Repeat the listing exactly as given, omitting every image.
——————
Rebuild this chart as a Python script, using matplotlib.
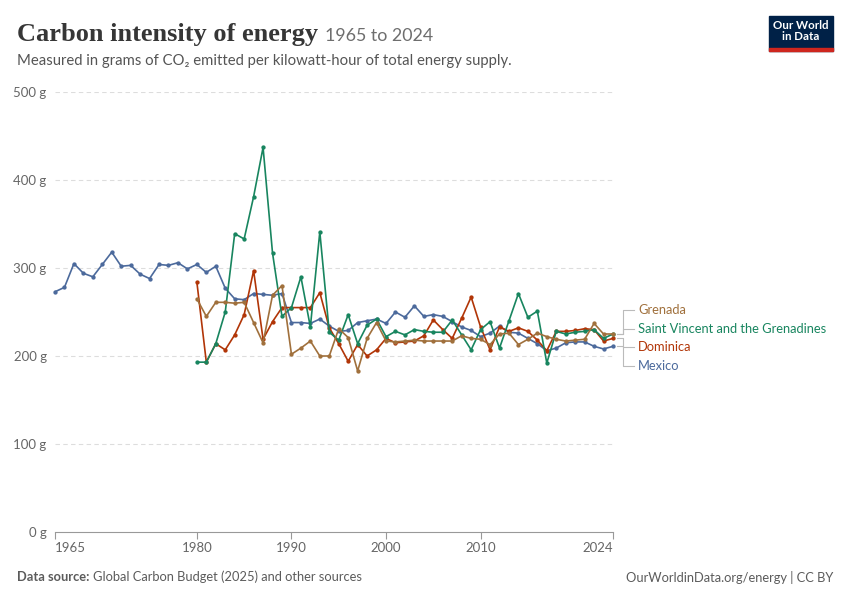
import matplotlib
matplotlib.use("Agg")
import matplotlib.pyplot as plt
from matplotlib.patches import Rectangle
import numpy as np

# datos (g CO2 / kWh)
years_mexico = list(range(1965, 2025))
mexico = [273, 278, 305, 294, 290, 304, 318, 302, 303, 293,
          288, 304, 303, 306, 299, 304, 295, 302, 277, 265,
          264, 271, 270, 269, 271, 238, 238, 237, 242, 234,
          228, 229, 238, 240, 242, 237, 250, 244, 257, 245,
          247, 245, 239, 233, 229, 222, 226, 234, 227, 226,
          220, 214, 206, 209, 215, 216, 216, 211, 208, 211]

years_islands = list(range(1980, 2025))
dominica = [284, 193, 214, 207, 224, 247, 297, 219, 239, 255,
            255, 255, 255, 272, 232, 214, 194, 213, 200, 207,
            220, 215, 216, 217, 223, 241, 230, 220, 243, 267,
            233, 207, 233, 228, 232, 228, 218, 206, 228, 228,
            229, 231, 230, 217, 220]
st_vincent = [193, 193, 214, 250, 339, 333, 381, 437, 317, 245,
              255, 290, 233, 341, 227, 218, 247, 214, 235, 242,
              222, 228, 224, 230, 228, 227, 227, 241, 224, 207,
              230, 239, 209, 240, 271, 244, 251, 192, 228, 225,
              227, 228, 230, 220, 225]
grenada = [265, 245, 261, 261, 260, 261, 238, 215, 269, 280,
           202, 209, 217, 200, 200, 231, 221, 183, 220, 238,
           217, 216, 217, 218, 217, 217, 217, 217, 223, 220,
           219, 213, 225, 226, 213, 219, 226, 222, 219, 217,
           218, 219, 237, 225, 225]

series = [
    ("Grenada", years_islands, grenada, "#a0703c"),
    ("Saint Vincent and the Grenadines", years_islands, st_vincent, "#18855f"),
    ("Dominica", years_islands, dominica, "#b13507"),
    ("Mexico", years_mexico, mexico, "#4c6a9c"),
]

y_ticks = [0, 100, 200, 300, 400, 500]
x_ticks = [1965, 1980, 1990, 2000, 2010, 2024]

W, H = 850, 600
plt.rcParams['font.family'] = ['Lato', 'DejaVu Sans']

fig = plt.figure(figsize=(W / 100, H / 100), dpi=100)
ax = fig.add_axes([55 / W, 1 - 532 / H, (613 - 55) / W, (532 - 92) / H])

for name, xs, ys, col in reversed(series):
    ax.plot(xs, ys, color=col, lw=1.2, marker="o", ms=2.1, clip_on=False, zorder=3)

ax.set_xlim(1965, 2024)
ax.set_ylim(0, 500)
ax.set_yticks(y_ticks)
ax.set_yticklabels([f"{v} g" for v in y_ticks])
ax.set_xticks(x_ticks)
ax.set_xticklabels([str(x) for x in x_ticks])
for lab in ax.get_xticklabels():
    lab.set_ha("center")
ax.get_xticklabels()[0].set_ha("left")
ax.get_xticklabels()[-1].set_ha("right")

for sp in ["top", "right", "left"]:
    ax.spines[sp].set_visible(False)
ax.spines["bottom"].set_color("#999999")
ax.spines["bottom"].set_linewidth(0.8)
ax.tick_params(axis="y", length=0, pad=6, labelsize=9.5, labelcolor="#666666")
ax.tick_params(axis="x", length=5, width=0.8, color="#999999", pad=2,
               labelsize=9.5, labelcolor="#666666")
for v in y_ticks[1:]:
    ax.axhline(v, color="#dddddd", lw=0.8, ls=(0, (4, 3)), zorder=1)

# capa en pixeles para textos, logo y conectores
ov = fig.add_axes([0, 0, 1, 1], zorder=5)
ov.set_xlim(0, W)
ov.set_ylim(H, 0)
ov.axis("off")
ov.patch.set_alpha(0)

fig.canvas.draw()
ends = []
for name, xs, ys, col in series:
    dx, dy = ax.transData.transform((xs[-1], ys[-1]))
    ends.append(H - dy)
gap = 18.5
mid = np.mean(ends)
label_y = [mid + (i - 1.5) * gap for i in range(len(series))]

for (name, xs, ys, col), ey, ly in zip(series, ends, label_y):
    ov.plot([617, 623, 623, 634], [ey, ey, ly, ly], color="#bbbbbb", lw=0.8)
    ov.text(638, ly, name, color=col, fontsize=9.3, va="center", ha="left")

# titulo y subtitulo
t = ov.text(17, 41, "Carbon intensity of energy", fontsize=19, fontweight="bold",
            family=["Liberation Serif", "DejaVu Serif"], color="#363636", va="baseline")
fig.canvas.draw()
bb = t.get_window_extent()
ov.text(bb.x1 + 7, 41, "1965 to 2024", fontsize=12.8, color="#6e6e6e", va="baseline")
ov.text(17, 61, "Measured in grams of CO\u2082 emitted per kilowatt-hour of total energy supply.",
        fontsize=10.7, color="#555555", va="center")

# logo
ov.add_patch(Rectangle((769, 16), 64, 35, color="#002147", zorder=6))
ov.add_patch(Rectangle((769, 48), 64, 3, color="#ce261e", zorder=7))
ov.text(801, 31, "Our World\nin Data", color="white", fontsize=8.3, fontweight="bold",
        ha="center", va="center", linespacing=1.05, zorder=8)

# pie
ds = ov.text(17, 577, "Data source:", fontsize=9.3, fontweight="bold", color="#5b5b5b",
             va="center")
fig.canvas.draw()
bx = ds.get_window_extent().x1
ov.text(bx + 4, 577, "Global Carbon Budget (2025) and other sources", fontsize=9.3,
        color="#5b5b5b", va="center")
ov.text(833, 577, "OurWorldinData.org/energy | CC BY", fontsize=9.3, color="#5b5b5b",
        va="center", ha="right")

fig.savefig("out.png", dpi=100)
——————
*Task output*
Rebuild this chart as a Python script, using matplotlib.
import matplotlib
matplotlib.use("Agg")
import matplotlib.pyplot as plt
from matplotlib.patches import Rectangle
import numpy as np

# datos (g CO2 / kWh)
years_mexico = list(range(1965, 2025))
mexico = [273, 278, 305, 294, 290, 304, 318, 302, 303, 293,
          288, 304, 303, 306, 299, 304, 295, 302, 277, 265,
          264, 271, 270, 269, 271, 238, 238, 237, 242, 234,
          228, 229, 238, 240, 242, 237, 250, 244, 257, 245,
          247, 245, 239, 233, 229, 222, 226, 234, 227, 226,
          220, 214, 206, 209, 215, 216, 216, 211, 208, 211]

years_islands = list(range(1980, 2025))
dominica = [284, 193, 214, 207, 224, 247, 297, 219, 239, 255,
            255, 255, 255, 272, 232, 214, 194, 213, 200, 207,
            220, 215, 216, 217, 223, 241, 230, 220, 243, 267,
            233, 207, 233, 228, 232, 228, 218, 206, 228, 228,
            229, 231, 230, 217, 220]
st_vincent = [193, 193, 214, 250, 339, 333, 381, 437, 317, 245,
              255, 290, 233, 341, 227, 218, 247, 214, 235, 242,
              222, 228, 224, 230, 228, 227, 227, 241, 224, 207,
              230, 239, 209, 240, 271, 244, 251, 192, 228, 225,
              227, 228, 230, 220, 225]
grenada = [265, 245, 261, 261, 260, 261, 238, 215, 269, 280,
           202, 209, 217, 200, 200, 231, 221, 183, 220, 238,
           217, 216, 217, 218, 217, 217, 217, 217, 223, 220,
           219, 213, 225, 226, 213, 219, 226, 222, 219, 217,
           218, 219, 237, 225, 225]

series = [
    ("Grenada", years_islands, grenada, "#a0703c"),
    ("Saint Vincent and the Grenadines", years_islands, st_vincent, "#18855f"),
    ("Dominica", years_islands, dominica, "#b13507"),
    ("Mexico", years_mexico, mexico, "#4c6a9c"),
]

y_ticks = [0, 100, 200, 300, 400, 500]
x_ticks = [1965, 1980, 1990, 2000, 2010, 2024]

W, H = 850, 600
plt.rcParams['font.family'] = ['Lato', 'DejaVu Sans']

fig = plt.figure(figsize=(W / 100, H / 100), dpi=100)
ax = fig.add_axes([55 / W, 1 - 532 / H, (613 - 55) / W, (532 - 92) / H])

for name, xs, ys, col in reversed(series):
    ax.plot(xs, ys, color=col, lw=1.2, marker="o", ms=2.1, clip_on=False, zorder=3)

ax.set_xlim(1965, 2024)
ax.set_ylim(0, 500)
ax.set_yticks(y_ticks)
ax.set_yticklabels([f"{v} g" for v in y_ticks])
ax.set_xticks(x_ticks)
ax.set_xticklabels([str(x) for x in x_ticks])
for lab in ax.get_xticklabels():
    lab.set_ha("center")
ax.get_xticklabels()[0].set_ha("left")
ax.get_xticklabels()[-1].set_ha("right")

for sp in ["top", "right", "left"]:
    ax.spines[sp].set_visible(False)
ax.spines["bottom"].set_color("#999999")
ax.spines["bottom"].set_linewidth(0.8)
ax.tick_params(axis="y", length=0, pad=6, labelsize=9.5, labelcolor="#666666")
ax.tick_params(axis="x", length=5, width=0.8, color="#999999", pad=2,
               labelsize=9.5, labelcolor="#666666")
for v in y_ticks[1:]:
    ax.axhline(v, color="#dddddd", lw=0.8, ls=(0, (4, 3)), zorder=1)

# capa en pixeles para textos, logo y conectores
ov = fig.add_axes([0, 0, 1, 1], zorder=5)
ov.set_xlim(0, W)
ov.set_ylim(H, 0)
ov.axis("off")
ov.patch.set_alpha(0)

fig.canvas.draw()
ends = []
for name, xs, ys, col in series:
    dx, dy = ax.transData.transform((xs[-1], ys[-1]))
    ends.append(H - dy)
gap = 18.5
mid = np.mean(ends)
label_y = [mid + (i - 1.5) * gap for i in range(len(series))]

for (name, xs, ys, col), ey, ly in zip(series, ends, label_y):
    ov.plot([617, 623, 623, 634], [ey, ey, ly, ly], color="#bbbbbb", lw=0.8)
    ov.text(638, ly, name, color=col, fontsize=9.3, va="center", ha="left")

# titulo y subtitulo
t = ov.text(17, 41, "Carbon intensity of energy", fontsize=19, fontweight="bold",
            family=["Liberation Serif", "DejaVu Serif"], color="#363636", va="baseline")
fig.canvas.draw()
bb = t.get_window_extent()
ov.text(bb.x1 + 7, 41, "1965 to 2024", fontsize=12.8, color="#6e6e6e", va="baseline")
ov.text(17, 61, "Measured in grams of CO\u2082 emitted per kilowatt-hour of total energy supply.",
        fontsize=10.7, color="#555555", va="center")

# logo
ov.add_patch(Rectangle((769, 16), 64, 35, color="#002147", zorder=6))
ov.add_patch(Rectangle((769, 48), 64, 3, color="#ce261e", zorder=7))
ov.text(801, 31, "Our World\nin Data", color="white", fontsize=8.3, fontweight="bold",
        ha="center", va="center", linespacing=1.05, zorder=8)

# pie
ds = ov.text(17, 577, "Data source:", fontsize=9.3, fontweight="bold", color="#5b5b5b",
             va="center")
fig.canvas.draw()
bx = ds.get_window_extent().x1
ov.text(bx + 4, 577, "Global Carbon Budget (2025) and other sources", fontsize=9.3,
        color="#5b5b5b", va="center")
ov.text(833, 577, "OurWorldinData.org/energy | CC BY", fontsize=9.3, color="#5b5b5b",
        va="center", ha="right")

fig.savefig("out.png", dpi=100)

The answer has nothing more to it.